I think properly resuming input/output at the correct offset can be managed in a couple ways:
(1) Commit offsets back to kafka after consuming a batch of polled messages. Next time the pod resumes, it can reload state (either from the topic or from a persistent volume) and resume processing as normal from the committed consumer group offset. This requires a SIGTERM handler to stop the pod from being shutdown in the middle of processing a batch of consumed messages.
(2) Same as (1), but store the most recently processed message offset in a row of the database or file next to the database file.
(3) Don't commit/remember any offsets. When restarted, re-read the whole input stream from scratch into the local database, rebuild all the output messages, and rely on kafka key compaction to deduplicate output messages. I have not tested enough to know if this truly works as we'd want it. There are costs to consider in re-reading gigabytes of data from kafka on each restart, but it may not be a big problem. There is some simplicity benefits to not having any cross-restart persistent state used the pod itself.
If clinvar-raw
operates under a at least once
strategy for kafka consuming, then clinvar-combiner
downstream from it will need to be able to handle duplicate records, which it currently cannot. Since at least once
seems to be a safe and simpler way to implement this across the pipeline than exactly once
, I will go forward with updating clinvar-combiner
to be able to work this way.
The combiner pod should still use a persistent volume for storing the sqlite database, so that dirty flags are persisted and the entire clinvar-raw
stream is not pushed out to the clinvar-combined
topic every time the clinvar-combiner
pod gets restarted. This will reduce read fees in Confluent.

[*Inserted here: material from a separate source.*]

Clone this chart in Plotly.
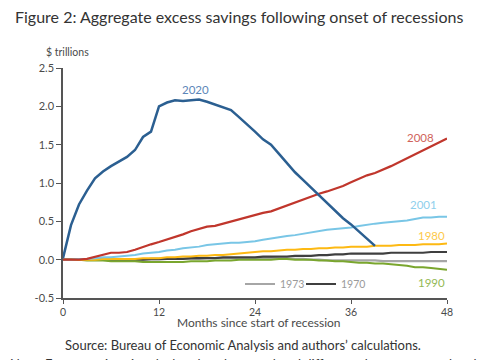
import plotly.graph_objects as go

months_48 = list(range(49))
months_2020 = list(range(40))

s2020 = [0.02, 0.45, 0.72, 0.90, 1.06, 1.15, 1.22, 1.28, 1.34, 1.43,
         1.60, 1.67, 2.00, 2.05, 2.08, 2.07, 2.08, 2.09, 2.06, 2.02,
         1.98, 1.95, 1.86, 1.77, 1.67, 1.57, 1.50, 1.38, 1.26, 1.14,
         1.04, 0.94, 0.83, 0.73, 0.63, 0.54, 0.46, 0.37, 0.28, 0.18]

s2008 = [0, 0, 0, 0.01, 0.04, 0.07, 0.09, 0.09, 0.10, 0.13,
         0.17, 0.20, 0.23, 0.26, 0.29, 0.33, 0.37, 0.40, 0.43, 0.44,
         0.47, 0.49, 0.52, 0.55, 0.58, 0.61, 0.63, 0.67, 0.71, 0.75,
         0.78, 0.82, 0.86, 0.89, 0.92, 0.96, 1.01, 1.06, 1.10, 1.13,
         1.17, 1.22, 1.27, 1.32, 1.37, 1.43, 1.47, 1.53, 1.58]

s2001 = [0, 0, 0.01, 0.01, 0.02, 0.03, 0.03, 0.04, 0.05, 0.06,
         0.08, 0.09, 0.10, 0.12, 0.13, 0.15, 0.16, 0.17, 0.19, 0.20,
         0.21, 0.22, 0.22, 0.23, 0.24, 0.26, 0.28, 0.30, 0.31, 0.32,
         0.34, 0.36, 0.37, 0.39, 0.40, 0.41, 0.42, 0.44, 0.46, 0.47,
         0.48, 0.49, 0.50, 0.51, 0.53, 0.55, 0.55, 0.56, 0.56]

s1980 = [0, 0, 0, 0, 0, 0.01, 0.01, 0.01, 0.01, 0.01,
         0.02, 0.02, 0.02, 0.03, 0.03, 0.04, 0.04, 0.05, 0.05, 0.06,
         0.06, 0.07, 0.08, 0.09, 0.10, 0.11, 0.11, 0.12, 0.13, 0.13,
         0.14, 0.14, 0.15, 0.15, 0.16, 0.16, 0.17, 0.17, 0.17, 0.18,
         0.18, 0.18, 0.19, 0.19, 0.19, 0.20, 0.20, 0.20, 0.21]

s1970 = [0, 0, 0, 0, 0, 0, 0, 0, 0, 0,
         0, 0.01, 0.01, 0.01, 0.01, 0.01, 0.02, 0.02, 0.02, 0.02,
         0.03, 0.03, 0.03, 0.03, 0.03, 0.04, 0.04, 0.04, 0.04, 0.05,
         0.05, 0.05, 0.06, 0.06, 0.07, 0.07, 0.08, 0.08, 0.08, 0.08,
         0.08, 0.09, 0.09, 0.09, 0.09, 0.09, 0.10, 0.10, 0.10]

s1973 = [0, 0, 0, 0, 0, 0, 0, 0, 0, 0,
         0, 0, 0, 0.01, 0.01, 0.01, 0.01, 0.01, 0.02, 0.02,
         0.02, 0.02, 0.02, 0.02, 0.02, 0.02, 0.02, 0.01, 0.01, 0.01,
         0.01, 0, 0, -0.01, -0.01, -0.01, -0.01, -0.01, -0.01, -0.01,
         -0.02, -0.02, -0.02, -0.02, -0.02, -0.02, -0.02, -0.02, -0.02]

s1990 = [0, 0, 0, -0.01, -0.01, -0.01, -0.02, -0.02, -0.02, -0.02,
         -0.03, -0.03, -0.03, -0.03, -0.03, -0.03, -0.02, -0.02, -0.02, -0.01,
         -0.01, -0.01, 0, 0, 0, 0, 0, 0.01, 0.01, 0,
         0, 0, -0.01, -0.01, -0.02, -0.02, -0.03, -0.04, -0.04, -0.05,
         -0.05, -0.06, -0.07, -0.08, -0.10, -0.10, -0.11, -0.12, -0.13]

x_ticks = [0, 12, 24, 36, 48]
y_ticks = [-0.5, 0.0, 0.5, 1.0, 1.5, 2.0, 2.5]

FONT = "Lato"
TXT = "#4a4a4a"

# page body has an 8px margin: size the figure to fill the rest of the window
W, H = 477, 352
L, T, PW, PH = 55, 60, 384, 230
R, B = W - L - PW, H - T - PH


def ref_to_paper(px, py):
    """convert window pixel position to plot-domain paper coords"""
    return (px - 63) / PW, (298 - py) / PH


series = [
    ("1973", months_48, s1973, "#a6a6a6", 2.2, "legend"),
    ("1970", months_48, s1970, "#3f3f3f", 2.2, "legend2"),
    ("1990", months_48, s1990, "#7aa62e", 2.0, None),
    ("1980", months_48, s1980, "#fdb913", 2.0, None),
    ("2001", months_48, s2001, "#79c6e6", 2.0, None),
    ("2008", months_48, s2008, "#c0362c", 2.2, None),
    ("2020", months_2020, s2020, "#2b5f91", 2.5, None),
]

fig = go.Figure()
for name, xs, ys, color, w, leg in series:
    kw = dict(showlegend=False)
    if leg:
        kw = dict(showlegend=True, legend=leg)
    fig.add_trace(go.Scatter(x=xs, y=ys, mode="lines", name=name,
                             line=dict(color=color, width=w),
                             hoverinfo="skip", **kw))

labels = [
    ("2020", 16.5, 2.22, "#5b86b8"),
    ("2008", 44.7, 1.60, "#d0645b"),
    ("2001", 45.0, 0.72, "#8fd0ec"),
    ("1980", 46.1, 0.32, "#fdc94a"),
    ("1990", 46.1, -0.30, "#93b954"),
]

leg_font = dict(family=FONT, size=10.5, color="#9a9a9a")
l1x, ly = ref_to_paper(240, 284)
l2x, _ = ref_to_paper(301, 284)

fig.update_layout(
    width=W, height=H,
    margin=dict(l=L, r=R, t=T, b=B),
    paper_bgcolor="white", plot_bgcolor="white",
    font=dict(family=FONT, color=TXT, size=11),
    title=dict(text="Figure 2: Aggregate excess savings following onset of recessions",
               x=7 / W, xanchor="left", y=1 - 9.5 / H, yanchor="middle",
               font=dict(family=FONT, size=16, color="#333333")),
    legend=dict(orientation="h", x=l1x, y=ly, xanchor="left", yanchor="middle",
                bgcolor="rgba(0,0,0,0)", itemwidth=30, font=leg_font),
    legend2=dict(orientation="h", x=l2x, y=ly, xanchor="left", yanchor="middle",
                 bgcolor="rgba(0,0,0,0)", itemwidth=30, font=leg_font),
    xaxis=dict(range=[0, 48], tickvals=x_ticks, ticktext=[str(v) for v in x_ticks],
               showgrid=False, zeroline=False, showline=True, linecolor="#555555",
               linewidth=1.5, ticks="outside", ticklen=4, tickcolor="#555555",
               tickfont=dict(family=FONT, size=10.5, color=TXT)),
    yaxis=dict(range=[-0.5, 2.5], tickvals=y_ticks,
               ticktext=[f"{v:.1f}" for v in y_ticks],
               showgrid=False, zeroline=False, showline=True, linecolor="#555555",
               linewidth=1.5, ticks="outside", ticklen=5, tickcolor="#555555",
               tickfont=dict(family=FONT, size=11, color=TXT)),
)

for t, x, y, c in labels:
    fig.add_annotation(x=x, y=y, xref="x", yref="y", text=t, showarrow=False,
                       font=dict(family=FONT, size=11.5, color=c))

tx, ty = ref_to_paper(44, 52)
fig.add_annotation(x=tx, y=ty, xref="paper", yref="paper", text="$ trillions",
                   showarrow=False, xanchor="left", yanchor="middle",
                   font=dict(family=FONT, size=10.5, color=TXT))

ax, ay = ref_to_paper(259, 322.5)
fig.add_annotation(x=ax, y=ay, xref="paper", yref="paper",
                   text="Months since start of recession", showarrow=False,
                   xanchor="center", yanchor="middle",
                   font=dict(family=FONT, size=12, color=TXT))

sx, sy = ref_to_paper(243, 345)
fig.add_annotation(x=sx, y=sy, xref="paper", yref="paper",
                   text="Source: Bureau of Economic Analysis and authors\u2019 calculations.",
                   showarrow=False, xanchor="center", yanchor="middle",
                   font=dict(family=FONT, size=13, color="#333333"))

nx, ny = ref_to_paper(243, 364)
fig.add_annotation(x=nx, y=ny, xref="paper", yref="paper",
                   text="Note: Excess savings is calculated as the cumulated difference between actual and",
                   showarrow=False, xanchor="center", yanchor="middle",
                   font=dict(family=FONT, size=13, color="#333333"))

fig.write_html("out.html")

Kafka key-based compaction/deduplication should be turned on for clinvar-raw
and clinvar-combined
. My understanding of that is that consumers will see duplicates if they are continuously consuming new messages, but the duplicates will not be stored persistently in kafka, only the latest version. So if an identical message is produced 2 times, a consumer consuming over that period will receive both, but a new consumer who started consuming after the occurrence of the latest (2nd) instance of the key will only receive the 2nd instance. This will not cause any out-of-order problems.

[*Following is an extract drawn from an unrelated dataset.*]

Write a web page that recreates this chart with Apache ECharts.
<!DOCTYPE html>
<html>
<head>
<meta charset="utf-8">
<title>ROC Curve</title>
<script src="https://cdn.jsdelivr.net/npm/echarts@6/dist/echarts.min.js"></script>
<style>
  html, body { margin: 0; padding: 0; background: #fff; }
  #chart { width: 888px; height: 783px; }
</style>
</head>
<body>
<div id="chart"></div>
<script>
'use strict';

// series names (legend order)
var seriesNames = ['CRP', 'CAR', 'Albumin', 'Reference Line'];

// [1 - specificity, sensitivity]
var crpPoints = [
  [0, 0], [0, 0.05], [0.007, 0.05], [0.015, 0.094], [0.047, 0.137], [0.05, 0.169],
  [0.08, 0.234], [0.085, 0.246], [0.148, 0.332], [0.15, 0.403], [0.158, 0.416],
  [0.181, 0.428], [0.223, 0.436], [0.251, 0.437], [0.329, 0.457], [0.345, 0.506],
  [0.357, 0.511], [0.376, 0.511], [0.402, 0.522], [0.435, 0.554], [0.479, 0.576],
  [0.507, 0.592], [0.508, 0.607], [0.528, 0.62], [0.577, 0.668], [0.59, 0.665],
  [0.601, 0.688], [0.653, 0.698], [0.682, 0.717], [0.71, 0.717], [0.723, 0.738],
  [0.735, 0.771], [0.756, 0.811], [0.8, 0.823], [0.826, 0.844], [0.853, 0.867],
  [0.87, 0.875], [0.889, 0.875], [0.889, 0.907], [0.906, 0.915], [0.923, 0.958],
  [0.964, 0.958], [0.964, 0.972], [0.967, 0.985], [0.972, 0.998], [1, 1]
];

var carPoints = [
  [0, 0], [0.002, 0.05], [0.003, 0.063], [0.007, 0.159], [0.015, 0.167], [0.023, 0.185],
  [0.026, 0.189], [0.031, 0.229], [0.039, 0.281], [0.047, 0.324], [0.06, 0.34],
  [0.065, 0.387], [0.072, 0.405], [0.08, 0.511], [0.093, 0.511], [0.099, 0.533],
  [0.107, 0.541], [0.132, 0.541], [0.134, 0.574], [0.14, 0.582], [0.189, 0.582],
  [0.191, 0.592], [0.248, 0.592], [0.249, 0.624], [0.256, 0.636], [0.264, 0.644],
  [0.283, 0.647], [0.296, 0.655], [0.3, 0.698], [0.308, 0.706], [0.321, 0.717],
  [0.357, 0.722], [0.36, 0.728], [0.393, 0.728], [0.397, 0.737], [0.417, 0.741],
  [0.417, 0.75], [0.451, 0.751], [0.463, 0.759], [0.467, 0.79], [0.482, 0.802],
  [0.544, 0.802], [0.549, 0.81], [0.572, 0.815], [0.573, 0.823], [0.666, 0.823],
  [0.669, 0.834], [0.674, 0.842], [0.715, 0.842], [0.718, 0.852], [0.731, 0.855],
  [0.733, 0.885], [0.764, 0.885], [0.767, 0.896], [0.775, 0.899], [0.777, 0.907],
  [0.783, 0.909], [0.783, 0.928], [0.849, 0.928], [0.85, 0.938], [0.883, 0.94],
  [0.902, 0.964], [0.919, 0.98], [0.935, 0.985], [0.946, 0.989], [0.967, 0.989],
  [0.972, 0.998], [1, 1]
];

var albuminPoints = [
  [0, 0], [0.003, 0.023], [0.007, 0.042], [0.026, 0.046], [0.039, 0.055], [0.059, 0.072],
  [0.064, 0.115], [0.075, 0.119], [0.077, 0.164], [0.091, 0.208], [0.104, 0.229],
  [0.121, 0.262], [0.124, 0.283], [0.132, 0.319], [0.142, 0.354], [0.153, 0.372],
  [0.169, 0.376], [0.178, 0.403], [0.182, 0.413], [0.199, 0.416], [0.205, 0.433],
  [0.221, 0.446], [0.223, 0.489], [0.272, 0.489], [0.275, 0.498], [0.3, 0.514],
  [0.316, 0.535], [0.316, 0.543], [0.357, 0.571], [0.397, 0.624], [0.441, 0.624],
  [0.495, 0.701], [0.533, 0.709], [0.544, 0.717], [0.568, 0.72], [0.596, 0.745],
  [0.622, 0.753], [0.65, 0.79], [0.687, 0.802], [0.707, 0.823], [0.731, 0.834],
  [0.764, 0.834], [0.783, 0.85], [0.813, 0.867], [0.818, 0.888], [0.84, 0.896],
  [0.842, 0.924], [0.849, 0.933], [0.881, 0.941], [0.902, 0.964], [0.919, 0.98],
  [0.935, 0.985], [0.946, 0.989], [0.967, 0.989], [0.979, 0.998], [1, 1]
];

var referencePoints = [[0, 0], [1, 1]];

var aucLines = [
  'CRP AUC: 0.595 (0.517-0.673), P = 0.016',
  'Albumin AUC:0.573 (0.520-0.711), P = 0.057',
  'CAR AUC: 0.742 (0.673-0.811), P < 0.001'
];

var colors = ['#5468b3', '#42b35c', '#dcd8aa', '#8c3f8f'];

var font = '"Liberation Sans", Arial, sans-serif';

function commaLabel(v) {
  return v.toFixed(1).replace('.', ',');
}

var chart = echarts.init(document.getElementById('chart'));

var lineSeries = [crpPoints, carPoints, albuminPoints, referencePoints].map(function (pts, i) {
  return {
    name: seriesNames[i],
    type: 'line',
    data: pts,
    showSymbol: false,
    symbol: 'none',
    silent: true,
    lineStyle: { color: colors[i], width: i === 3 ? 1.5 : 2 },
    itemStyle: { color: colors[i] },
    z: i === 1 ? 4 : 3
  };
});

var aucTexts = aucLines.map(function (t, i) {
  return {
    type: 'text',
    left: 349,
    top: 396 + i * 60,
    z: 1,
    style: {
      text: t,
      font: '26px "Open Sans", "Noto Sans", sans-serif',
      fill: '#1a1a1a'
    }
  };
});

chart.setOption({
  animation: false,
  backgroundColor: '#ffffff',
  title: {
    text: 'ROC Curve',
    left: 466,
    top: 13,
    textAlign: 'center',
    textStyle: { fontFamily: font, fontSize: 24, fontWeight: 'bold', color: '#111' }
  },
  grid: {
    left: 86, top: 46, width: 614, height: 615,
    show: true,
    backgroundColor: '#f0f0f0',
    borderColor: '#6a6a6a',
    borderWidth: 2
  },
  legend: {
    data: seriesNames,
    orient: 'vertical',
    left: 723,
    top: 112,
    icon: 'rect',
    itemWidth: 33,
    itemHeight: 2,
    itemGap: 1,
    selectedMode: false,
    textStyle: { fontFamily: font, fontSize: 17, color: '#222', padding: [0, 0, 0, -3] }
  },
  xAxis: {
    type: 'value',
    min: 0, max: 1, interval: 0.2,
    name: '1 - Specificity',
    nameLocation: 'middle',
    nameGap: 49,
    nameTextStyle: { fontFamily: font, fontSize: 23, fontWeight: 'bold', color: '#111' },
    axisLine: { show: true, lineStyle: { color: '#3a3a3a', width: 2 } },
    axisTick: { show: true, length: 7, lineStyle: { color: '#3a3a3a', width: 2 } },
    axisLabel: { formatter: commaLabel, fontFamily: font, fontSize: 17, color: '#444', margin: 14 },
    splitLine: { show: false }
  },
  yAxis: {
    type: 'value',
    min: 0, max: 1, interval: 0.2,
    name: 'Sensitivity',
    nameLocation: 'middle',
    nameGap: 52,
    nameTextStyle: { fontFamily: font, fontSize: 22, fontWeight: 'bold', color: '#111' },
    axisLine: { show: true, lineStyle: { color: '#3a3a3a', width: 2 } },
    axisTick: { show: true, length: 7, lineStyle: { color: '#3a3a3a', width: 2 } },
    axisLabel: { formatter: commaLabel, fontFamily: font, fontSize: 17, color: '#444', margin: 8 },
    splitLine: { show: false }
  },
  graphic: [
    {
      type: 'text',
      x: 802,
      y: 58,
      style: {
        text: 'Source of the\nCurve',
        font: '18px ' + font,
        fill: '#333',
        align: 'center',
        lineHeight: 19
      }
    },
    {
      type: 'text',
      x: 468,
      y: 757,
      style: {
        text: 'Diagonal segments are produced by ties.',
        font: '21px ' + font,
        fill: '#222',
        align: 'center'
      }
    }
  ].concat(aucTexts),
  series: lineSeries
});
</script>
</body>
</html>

Current plan is to finish implementing the snapshot functionality so a pod can resume from a known prior state.
But also implement manual consumer group committing as well as a signal handler to gracefully handle pod terminations. If a pod receives a terminate signal, cut off the poll loop but finish the current batch. The batch should be able to finish within a reasonable window. This will also use a persistent volume to store live state.
Completed for clinvar-combiner
. Implementation for clinvar-raw
in progress.